• ibn-i arabi doğmadan 60 sene önce,
    mişkatü'l envar eserinde vahdet-i vücud'u savunmuş alim.

    şöyle diyor:

    gerçek varlık, allâhû teâlâ’dır. ârifler, buradan, mecaz çukurundan, hakikatin zirvesine yükselir, mi’râclarını tamamlar, açık bir müşahede ile görürler ki, varlıkta allâh’tan başka bir şey yoktur.

    o hâlde, mevcut olan yalnız allâh’ın vechi’dir. bu takdirde, allâh’tan ve o’nun vechi’nden başka mevcut yoktur.

    bunların, allâh’ın “bugün mülk kimindir?.. tek ve kahredici olan allâh’ın” hitabını işitmeleri için kıyametin kopmasına lüzum yoktur.

    o hâlde, mevcut olan yalnız o’nun vechi’dir!..

    ârifler, gerçeklik semâsına çıktıktan sonra, tek gerçekten başka bir varlık görmediklerinde ittifak etmişlerdir.

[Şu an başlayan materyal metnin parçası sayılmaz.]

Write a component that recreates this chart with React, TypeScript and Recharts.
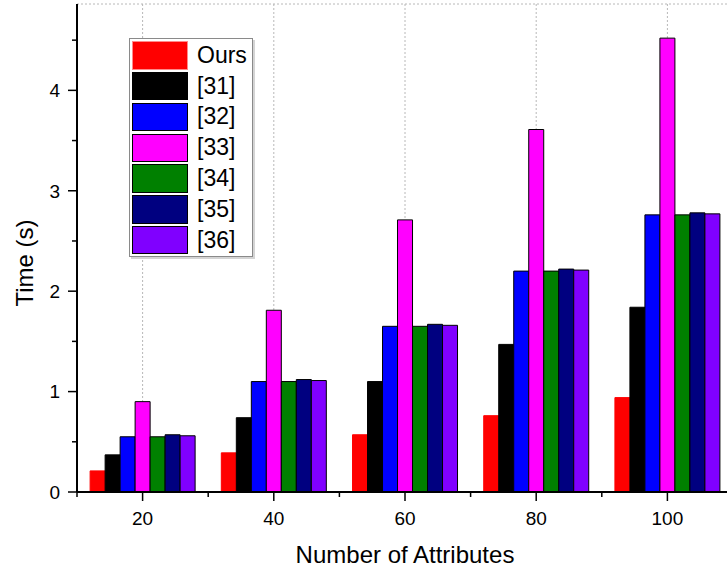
import React from "react";
import { BarChart, Bar, XAxis, YAxis, CartesianGrid, Legend } from "recharts";

const categories = [20, 40, 60, 80, 100];
const ours = [0.21, 0.39, 0.57, 0.76, 0.94];
const ref31 = [0.37, 0.74, 1.1, 1.47, 1.84];
const ref32 = [0.55, 1.1, 1.65, 2.2, 2.76];
const ref33 = [0.9, 1.81, 2.71, 3.61, 4.52];
const ref34 = [0.55, 1.1, 1.65, 2.2, 2.76];
const ref35 = [0.57, 1.12, 1.67, 2.22, 2.78];
const ref36 = [0.56, 1.11, 1.66, 2.21, 2.77];

const yTicks = [0, 0.5, 1, 1.5, 2, 2.5, 3, 3.5, 4, 4.5];
const yMajorTicks = [0, 1, 2, 3, 4];
const yMax = 4.86;

const FONT = "'Liberation Sans', Arial, sans-serif";

const series = [
  { key: "ours", name: "Ours", values: ours, fill: "#ff0000", stroke: "#ff0000" },
  { key: "r31", name: "[31]", values: ref31, fill: "#000000", stroke: "#000000" },
  { key: "r32", name: "[32]", values: ref32, fill: "#0000ff", stroke: "#000000" },
  { key: "r33", name: "[33]", values: ref33, fill: "#ff00ff", stroke: "#000000" },
  { key: "r34", name: "[34]", values: ref34, fill: "#008000", stroke: "#000000" },
  { key: "r35", name: "[35]", values: ref35, fill: "#000080", stroke: "#000000" },
  { key: "r36", name: "[36]", values: ref36, fill: "#8000ff", stroke: "#000000" },
];

const data = categories.map((c, i) => {
  const row: Record<string, number> = { attrs: c };
  series.forEach((s) => (row[s.key] = s.values[i]));
  return row;
});

// bottom axis: major tick + label, minor tick half a band to the left
function BottomTick(props: any) {
  const { x, y, payload, index, visibleTicksCount } = props;
  const half = payload.offset ?? 0;
  return (
    <g>
      <line x1={x} x2={x} y1={y} y2={y + 9} stroke="#000" strokeWidth={1.5} />
      <line x1={x - half} x2={x - half} y1={y} y2={y + 5} stroke="#000" strokeWidth={1.5} />
      {index === visibleTicksCount - 1 && (
        <line x1={x + half} x2={x + half} y1={y} y2={y + 5} stroke="#000" strokeWidth={1.5} />
      )}
      <text x={x} y={y + 20} dy="0.71em" textAnchor="middle" fontSize={19} fontFamily={FONT} fill="#000">
        {payload.value}
      </text>
    </g>
  );
}

function TopTick(props: any) {
  const { x, y, payload } = props;
  const half = payload.offset ?? 0;
  return (
    <g>
      <line x1={x} x2={x} y1={y} y2={y + 9} stroke="#000" strokeWidth={1.5} />
      <line x1={x - half} x2={x - half} y1={y} y2={y + 5} stroke="#000" strokeWidth={1.5} />
      <line x1={x + half} x2={x + half} y1={y} y2={y + 5} stroke="#000" strokeWidth={1.5} />
    </g>
  );
}

function LeftTick(props: any) {
  const { x, y, payload } = props;
  const major = Number.isInteger(payload.value);
  return (
    <g>
      <line x1={x - (major ? 9 : 5)} x2={x} y1={y} y2={y} stroke="#000" strokeWidth={1.5} />
      {major && (
        <text x={x - 17} y={y} dy="0.36em" textAnchor="end" fontSize={19} fontFamily={FONT} fill="#000">
          {payload.value}
        </text>
      )}
    </g>
  );
}

function RightTick(props: any) {
  const { x, y } = props;
  return <line x1={x - 9} x2={x} y1={y} y2={y} stroke="#000" strokeWidth={1.5} />;
}

function LegendBox() {
  return (
    <div
      style={{
        background: "#fff",
        border: "1px solid #8a8a8a",
        boxShadow: "2px 2px 0 #d4d4d4",
        padding: "1px 5px 0 2px",
        fontFamily: FONT,
        fontSize: 23,
        color: "#000",
      }}
    >
      {series.map((s) => (
        <div key={s.key} style={{ display: "flex", alignItems: "center", height: 30.8 }}>
          <div
            style={{
              boxSizing: "border-box",
              width: 56,
              height: 28.5,
              background: s.fill,
              border: `1.5px solid ${s.key === "ours" ? "#ff8a8a" : "#000"}`,
              marginRight: 9,
            }}
          />
          <span style={{ lineHeight: 1 }}>{s.name}</span>
        </div>
      ))}
    </div>
  );
}

export default function App() {
  return (
    <div
      style={{
        position: "absolute",
        left: 0,
        top: 0,
        width: 727,
        height: 573,
        overflow: "hidden",
        background: "#fff",
      }}
    >
      <BarChart
        width={760}
        height={573}
        data={data}
        margin={{ top: 4, right: 27, bottom: 0, left: 0 }}
        barGap={0}
        barCategoryGap="10%"
        style={{ fontFamily: FONT }}
      >
        <CartesianGrid yAxisId="right" stroke="#b8b8b8" strokeDasharray="2 2" />
        <XAxis
          dataKey="attrs"
          height={81}
          interval={0}
          tickSize={0}
          tickMargin={0}
          tickLine={false}
          tick={<BottomTick />}
          axisLine={{ stroke: "#000", strokeWidth: 2 }}
          label={{ value: "Number of Attributes", position: "insideBottom", offset: 10, fontSize: 24, fill: "#000" }}
        />
        <XAxis
          xAxisId="top"
          dataKey="attrs"
          orientation="top"
          height={0}
          mirror
          interval={0}
          tickSize={0}
          tickMargin={0}
          tickLine={false}
          tick={<TopTick />}
          axisLine={{ stroke: "#000", strokeWidth: 2 }}
        />
        <YAxis
          width={77}
          type="number"
          domain={[0, yMax]}
          ticks={yTicks}
          interval={0}
          tickSize={0}
          tickMargin={0}
          tickLine={false}
          tick={<LeftTick />}
          axisLine={{ stroke: "#000", strokeWidth: 2 }}
          label={{
            content: (p: any) => {
              const vb = p.viewBox;
              return (
                <text
                  transform={`translate(${vb.x + 33}, ${vb.y + vb.height / 2 + 15}) rotate(-90)`}
                  textAnchor="middle"
                  fontSize={24}
                  fontFamily={FONT}
                  fill="#000"
                >
                  Time (s)
                </text>
              );
            },
          }}
        />
        <YAxis
          yAxisId="right"
          orientation="right"
          width={0}
          mirror
          type="number"
          domain={[0, yMax]}
          ticks={yMajorTicks}
          interval={0}
          tickSize={0}
          tickMargin={0}
          tickLine={false}
          tick={<RightTick />}
          axisLine={{ stroke: "#000", strokeWidth: 2 }}
        />
        <Legend
          layout="vertical"
          align="center"
          verticalAlign="middle"
          wrapperStyle={{ left: 129, top: 38, width: "auto" }}
          content={<LegendBox />}
        />
        {series.map((s) => (
          <Bar
            key={s.key}
            dataKey={s.key}
            name={s.name}
            fill={s.fill}
            stroke={s.stroke}
            strokeWidth={1}
            isAnimationActive={false}
          />
        ))}
      </BarChart>
    </div>
  );
}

    şu var ki; bunların bazıları bu hakikati, ilm-u irfanla bulmuş; kimi bunu bir zevk ve hâl olarak yaşamış; çokluk kavramı onlardan tamamen gitmiş, sırf tek’liğe dalarak mest olmuşlar.

    o hâl içinde akılları zâil olmuş, o zevk içersinde sanki bayılmışlar, artık kendileri de dahil herşey yokluğa dönmüş, allâh’tan başka hiçbir şey kalmamış!..

    öyle sarhoş olmuşlar ki, akıllarının otoritesi hükmü aşağı düşmüş, bazıları, “enel hak!..”; bazıları, “subhani maazami şâni” = “subhanım, şânım ne kadar yücedir” demiş.

    bir diğeri ise, “ma fiy cübbeti sivallâh = cübbemin içinde allâh’tan gayrısı yoktur” demiştir!..

    tek olan allâh’tır. o’nun ortağı yoktur.

    bütün diğer nûrlar o’ndan istiaredir. hakiki olan yalnız, o’nun nûrudur. hepsi o’nun “nûr”undandır... belki, hepsi o’dur!..

    doğrusu, var olan o’dur!.. gayrın varlığı, ancak mecaz yolu iledir. her şeyin vechi, o’na yönelmiştir. ne zaman bir işaret etsek, hakikatte bu iş, o’nadır. varlıkta olan her şeyin, o’na nispeti, görünüştedir. gerçekte kendisinden ibarettir.

    kesret kalkınca, bir’lik gerçekleşir!.. izafet bâtıl olur, işaret kalkar!.. yüksek, alçak, inen, çıkan kalmaz. terakki muhal olur, urûc muhal olur!.. âlâ’nın ötesinde, uluv yoktur!..

    vahdetle beraber kesret yoktur!..
    kesretin kalkması ile, urûc da kalkar!..

    eğer, bir hâlden diğer bir hâle değişme olursa bu urûc ile değil, dünya semâsına inmekle, yani yüksekten, alçağa doğmak sureti ile olur.
    bunu bilen bilir, bilmeyen inkâr eder!..

    bu ilim ancak, allâh’ı bilenlere verilmiş olan hususi mahiyetteki gizli bir ilimdir.
    onlar bunları söyledikleri zaman, allâh’a karşı mağrur olanlardan başkası inkâra kalkmaz...

    basîret sahipleri, gördükleri her “şey”de allâh’ı beraber gördüler. bir kısmı, bundan da ileri gitti: “hiçbir şey görmedim ki, ondan önce allâh’ı görmüş olmayayım”... dedi.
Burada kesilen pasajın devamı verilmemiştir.